Allied bombing of the French railway and bridge network played havoc with Rommel's attempts to bolster his battered front. The only safe way to move men and materiel by rail was under the cover of darkness, and the nearest railheads to the Normandy Front were a good day's drive away, in the western suburbs of Paris. This geographical constraint posed a particular problem for panzer units that had to make long road-marches to the front from railheads, since it put an immense strain on the sensitive tracks, engines and transmissions of their tanks. The damage caused by this rough ride forced many tanks to be left behind, from where they would be collected by their recovery parties.
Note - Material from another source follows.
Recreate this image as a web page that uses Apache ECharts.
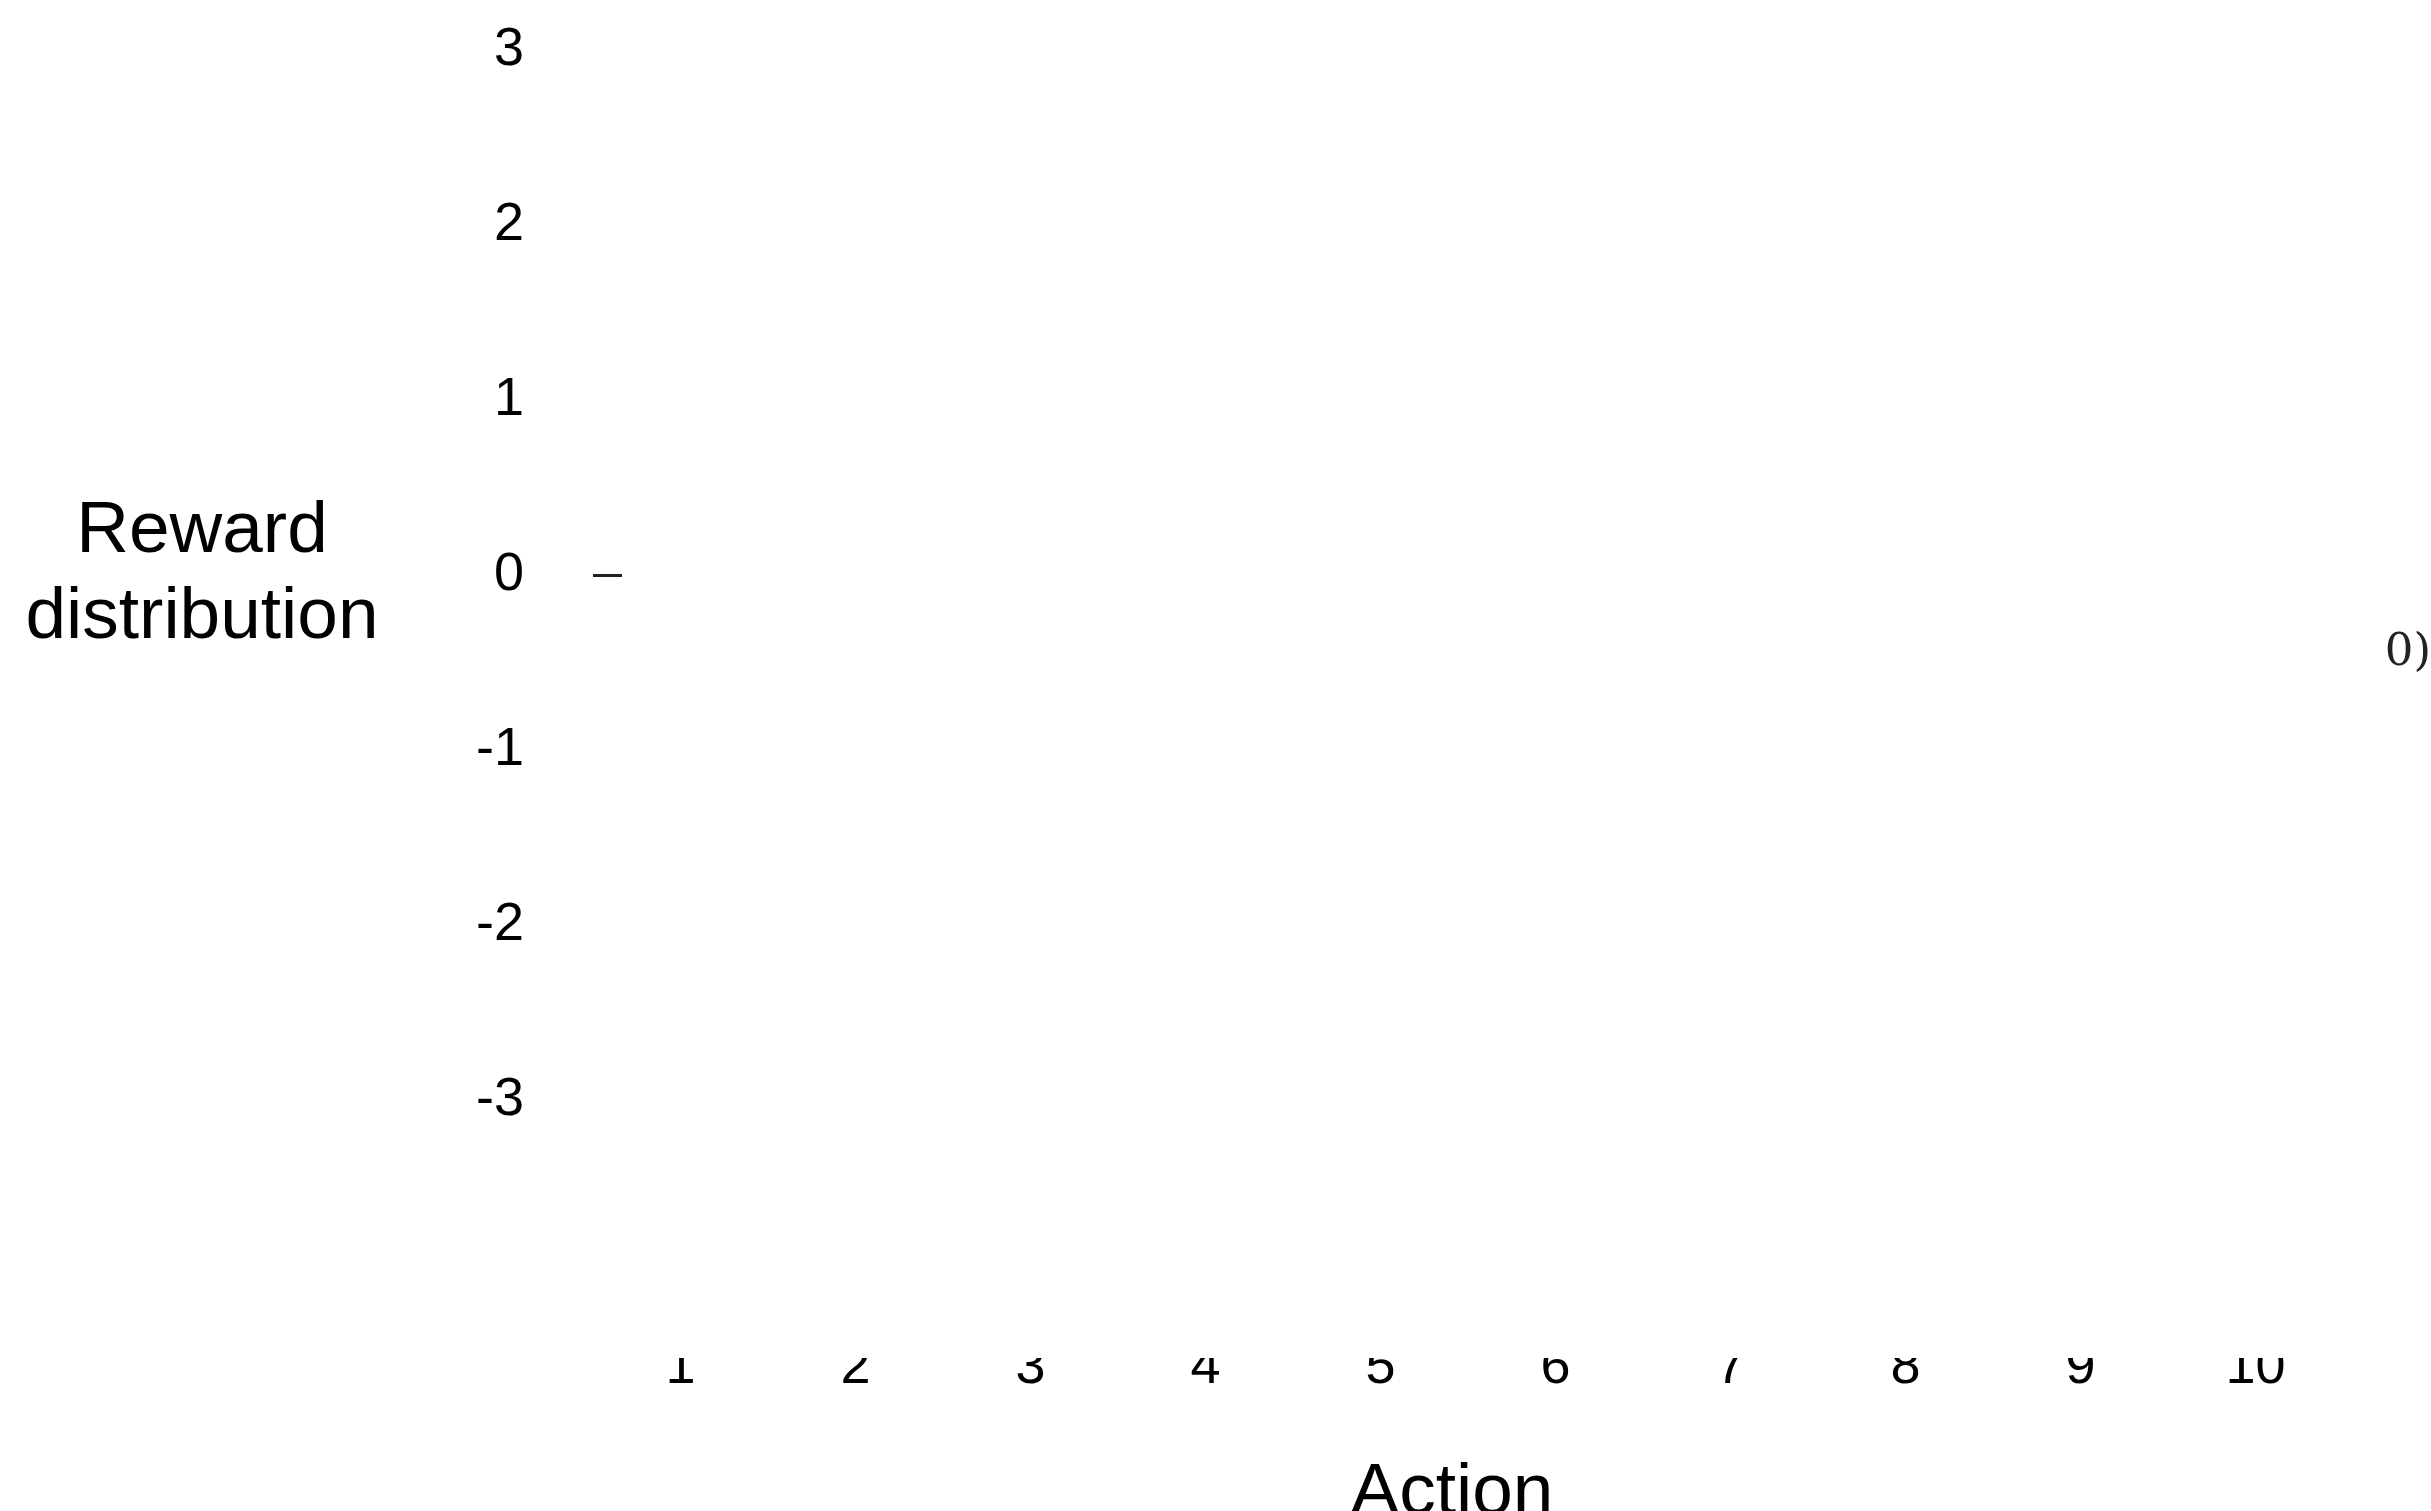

Allied aircraft and the French resistance

These were losses that Rommel's small panzer force could ill afford. As the panzers approached the front, they started to receive attention from Allied fighter-bombers, the dreaded "Jabos". As an average, German units lost between 5 percent and 10 percent of their vehicle strength to Allied air attacks or mechanical breakdowns as they moved to Normandy. When the Leibstandarte arrived at the front in late June, its panzer battalions had only 75 percent of their tanks fit to fight.
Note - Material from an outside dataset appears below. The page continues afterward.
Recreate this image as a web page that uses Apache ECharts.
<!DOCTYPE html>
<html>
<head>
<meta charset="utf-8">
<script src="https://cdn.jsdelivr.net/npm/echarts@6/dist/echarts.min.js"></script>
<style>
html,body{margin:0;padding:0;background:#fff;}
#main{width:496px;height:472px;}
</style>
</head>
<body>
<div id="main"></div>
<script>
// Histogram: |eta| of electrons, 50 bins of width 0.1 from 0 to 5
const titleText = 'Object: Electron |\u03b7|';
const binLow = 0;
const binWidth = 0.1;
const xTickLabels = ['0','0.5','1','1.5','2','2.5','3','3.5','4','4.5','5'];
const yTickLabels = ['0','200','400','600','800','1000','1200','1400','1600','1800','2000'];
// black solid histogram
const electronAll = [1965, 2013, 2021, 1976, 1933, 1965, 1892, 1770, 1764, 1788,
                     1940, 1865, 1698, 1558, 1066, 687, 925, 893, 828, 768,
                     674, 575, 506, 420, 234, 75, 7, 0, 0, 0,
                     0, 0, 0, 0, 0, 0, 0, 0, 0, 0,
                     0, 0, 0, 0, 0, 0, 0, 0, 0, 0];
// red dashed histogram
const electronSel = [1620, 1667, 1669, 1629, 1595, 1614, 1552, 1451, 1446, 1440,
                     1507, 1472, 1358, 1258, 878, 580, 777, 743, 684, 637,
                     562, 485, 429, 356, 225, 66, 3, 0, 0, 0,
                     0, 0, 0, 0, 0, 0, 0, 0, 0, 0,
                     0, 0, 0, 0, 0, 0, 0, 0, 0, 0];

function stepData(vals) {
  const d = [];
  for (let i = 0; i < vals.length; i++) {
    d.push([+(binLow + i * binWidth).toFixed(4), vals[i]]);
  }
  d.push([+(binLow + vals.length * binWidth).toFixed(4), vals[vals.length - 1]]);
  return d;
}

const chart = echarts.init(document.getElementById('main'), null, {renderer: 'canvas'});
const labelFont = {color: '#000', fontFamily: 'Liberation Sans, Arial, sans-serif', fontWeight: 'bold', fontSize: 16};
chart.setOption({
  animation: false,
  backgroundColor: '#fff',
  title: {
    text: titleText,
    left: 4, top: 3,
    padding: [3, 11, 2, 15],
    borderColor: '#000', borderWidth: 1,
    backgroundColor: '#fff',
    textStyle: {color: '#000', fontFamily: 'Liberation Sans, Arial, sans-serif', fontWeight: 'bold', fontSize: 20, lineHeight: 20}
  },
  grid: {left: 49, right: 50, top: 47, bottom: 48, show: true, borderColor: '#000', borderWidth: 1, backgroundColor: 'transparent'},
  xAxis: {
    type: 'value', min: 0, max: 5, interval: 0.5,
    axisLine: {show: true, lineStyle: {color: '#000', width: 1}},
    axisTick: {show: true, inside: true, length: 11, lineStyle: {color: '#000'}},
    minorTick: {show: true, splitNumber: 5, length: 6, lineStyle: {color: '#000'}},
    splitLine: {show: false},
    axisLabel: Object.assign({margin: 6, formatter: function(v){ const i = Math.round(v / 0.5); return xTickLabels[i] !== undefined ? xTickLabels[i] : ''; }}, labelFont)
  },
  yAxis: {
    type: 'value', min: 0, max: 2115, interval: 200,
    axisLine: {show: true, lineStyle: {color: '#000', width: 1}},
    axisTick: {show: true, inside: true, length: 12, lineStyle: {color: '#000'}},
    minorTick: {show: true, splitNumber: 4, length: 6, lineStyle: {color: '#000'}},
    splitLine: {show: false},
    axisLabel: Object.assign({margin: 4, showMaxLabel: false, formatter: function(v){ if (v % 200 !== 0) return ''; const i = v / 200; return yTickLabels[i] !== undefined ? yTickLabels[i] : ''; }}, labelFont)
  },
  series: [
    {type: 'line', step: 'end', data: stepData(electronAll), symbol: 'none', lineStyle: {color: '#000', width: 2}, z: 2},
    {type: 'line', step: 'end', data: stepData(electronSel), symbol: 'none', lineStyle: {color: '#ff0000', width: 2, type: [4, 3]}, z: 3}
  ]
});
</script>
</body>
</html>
Farther from the front, the activities of the French resistance - blowing up bridges and ambushing isolated German columns - were beginning to play a major part in delaying the arrival of Waffen-SS units. Forced by damage to the railway network to travel mainly by road, the Das Reich Division was plagued by resistance attacks. However, the division was hardened by years of fighting in Russia and its officers responded in the way they had in the East: brutally, and without any mercy.

SS retribution

When the Das Reich reconnaissance battalion entered the town of Tulle, it allegedly found the remains of 62 German soldiers who had been mutilated, it was claimed, by some resistance fighters. This act of brutality was said to have taken place after the Germans had surrendered. In response, the Das Reich troopers rounded up 99 Frenchmen and hung them from lamp-posts.
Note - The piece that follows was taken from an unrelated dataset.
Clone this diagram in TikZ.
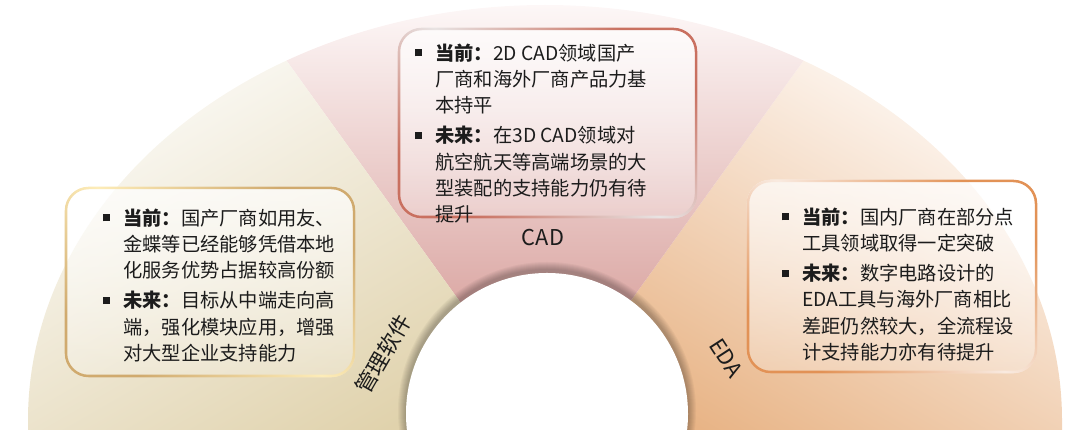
\documentclass[tikz,border=0pt]{standalone}
\usepackage{fontspec}
\setmainfont{Noto Sans CJK SC}
\usetikzlibrary{fadings}
\definecolor{mgmtlight}{RGB}{251,250,246}
\definecolor{mgmtdark}{RGB}{224,210,172}
\definecolor{cadlight}{RGB}{255,252,252}
\definecolor{caddark}{RGB}{207,139,134}
\definecolor{edalight}{RGB}{254,249,245}
\definecolor{edadark}{RGB}{232,180,134}
\definecolor{cadline}{RGB}{201,112,96}
\definecolor{cadpale}{RGB}{232,227,227}
\definecolor{mgmtline}{RGB}{208,170,110}
\definecolor{mgmtpale}{RGB}{253,236,184}
\definecolor{edaline}{RGB}{226,146,86}
\definecolor{edapale}{RGB}{249,234,224}
\definecolor{ink}{RGB}{28,28,28}
\newdimen\pxu \pxu=0.025cm
\newcommand\boxfont{\fontsize{13.7}{18.6}\selectfont}
\newcommand\bul{\makebox[14.2pt][l]{\raisebox{2.7pt}{\rule{5pt}{5pt}}}}
\newcommand\itemhead[1]{\textbf{#1：}}
\tikzfading[name=boxfade,top color=transparent!30,bottom color=transparent!78]
\tikzset{
  panel/.style={rectangle,inner sep=0pt},
  bodytext/.style={inner sep=0pt,anchor=base west,text=ink,font=\boxfont},
  seclabel/.style={inner sep=0pt,text=ink,font=\fontsize{15.5}{18}\selectfont},
  fanshadow/.style={black,opacity=0.035},
}
% translucent fill and two-tone rim of a text panel
\newcommand\panelframe[3]{%
  \fill[white,path fading=boxfade,rounded corners=17pt] (#1.north west) rectangle (#1.south east);
  \shade[even odd rule,left color=#2,right color=#2,middle color=#3,shading angle=-40]
    [rounded corners=17pt] (#1.north west) rectangle (#1.south east)
    [rounded corners=15.2pt] ([shift={(1.8pt,-1.8pt)}]#1.north west) rectangle ([shift={(-1.8pt,1.8pt)}]#1.south east);
}

\begin{document}
\begin{tikzpicture}[x=0.025cm,y=0.025cm]
  \useasboundingbox (0,0) rectangle (1080,444);
  \coordinate (fanc) at (545,24);
  \coordinate (hub) at (547,30);
  % fan
  \begin{scope}
    \clip (0,14) rectangle (1080,444);
    \shade[top color=edalight,bottom color=edadark,shading angle=-30]
      (545,14) -- (1062,14) -- (1062,24) arc[start angle=0,end angle=60,x radius=517,y radius=415] -- (fanc) -- cycle;
    \shade[top color=cadlight,bottom color=caddark]
      (fanc) -- ++(60:517 and 415) arc[start angle=60,end angle=120,x radius=517,y radius=415] -- cycle;
    \shade[top color=mgmtlight,bottom color=mgmtdark,shading angle=30]
      (fanc) -- ++(120:517 and 415) arc[start angle=120,end angle=180,x radius=517,y radius=415] -- (28,14) -- (545,14) -- cycle;
    \foreach \k in {1,...,8}
      \fill[fanshadow] ([yshift=3\pxu]hub) circle[radius=141+\k];
    \fill[white] (hub) circle[radius=141];
  \end{scope}

  \node[seclabel] (cadlabel) at (543,206) {CAD};
  \node[seclabel,rotate=60] (mgmtlabel) at (383,90) {管理软件};
  \node[seclabel,rotate=-57] (edalabel) at (726,86) {EDA};

  % panels
  \node[panel,minimum width=299\pxu,minimum height=190\pxu] (cadbox) at (547.5,321) {};
  \node[panel,minimum width=290\pxu,minimum height=190\pxu] (mgmtbox) at (210,162) {};
  \node[panel,minimum width=290\pxu,minimum height=193\pxu] (edabox) at (892,167.5) {};
  \panelframe{cadbox}{cadline}{cadpale}
  \panelframe{mgmtbox}{mgmtline}{mgmtpale}
  \panelframe{edabox}{edaline}{edapale}

  \node[bodytext] (cadtext) at (415,383.7) {\begin{tabular}[t]{@{}l@{}l@{}}
    \bul & \itemhead{当前}2D CAD领域国产\\
         & 厂商和海外厂商产品力基\\
         & 本持平\\[3pt]
    \bul & \itemhead{未来}在3D CAD领域对\\
         & 航空航天等高端场景的大\\
         & 型装配的支持能力仍有待\\
         & 提升
  \end{tabular}};
  \node[bodytext] (mgmttext) at (103,218.7) {\begin{tabular}[t]{@{}l@{}l@{}}
    \bul & \itemhead{当前}国产厂商如用友、\\
         & 金蝶等已经能够凭借本地\\
         & 化服务优势占据较高份额\\[3pt]
    \bul & \itemhead{未来}目标从中端走向高\\
         & 端，强化模块应用，增强\\
         & 对大型企业支持能力
  \end{tabular}};
  \node[bodytext] (edatext) at (782,219.7) {\begin{tabular}[t]{@{}l@{}l@{}}
    \bul & \itemhead{当前}国内厂商在部分点\\
         & 工具领域取得一定突破\\[3pt]
    \bul & \itemhead{未来}数字电路设计的\\
         & EDA工具与海外厂商相比\\
         & 差距仍然较大，全流程设\\
         & 计支持能力亦有待提升
  \end{tabular}};
\end{tikzpicture}
\end{document}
If deterring others was the intention, it failed. Resistance attacks continued apace. Matters came to a head when a Das Reich convoy was fired upon near the town of Oradour, killing an SS-Hauptsturmführer. As revenge, the Waffen-SS men ringed the town, rounding up its entire population in the local church, before setting the church on fire. The blaze killed the 548 men, women and children inside the church. One German was killed when a slate fell off a roof and hit him on the head. In the hours that followed, every building in the town was either blown up or set on fire.

This massacre at Oradour was the worst incident of its type in the West to be committed by Waffen-SS troops. Rommel was outraged at the massacre, and during a conference with Hitler demanded that a number of Das Reich officers be punished. The main culprit during the massacre, SS-Sturmbannführer Otto Dickmann, was later killed in Normandy, and after his death the Waffen-SS leadership was able to hush up the incident.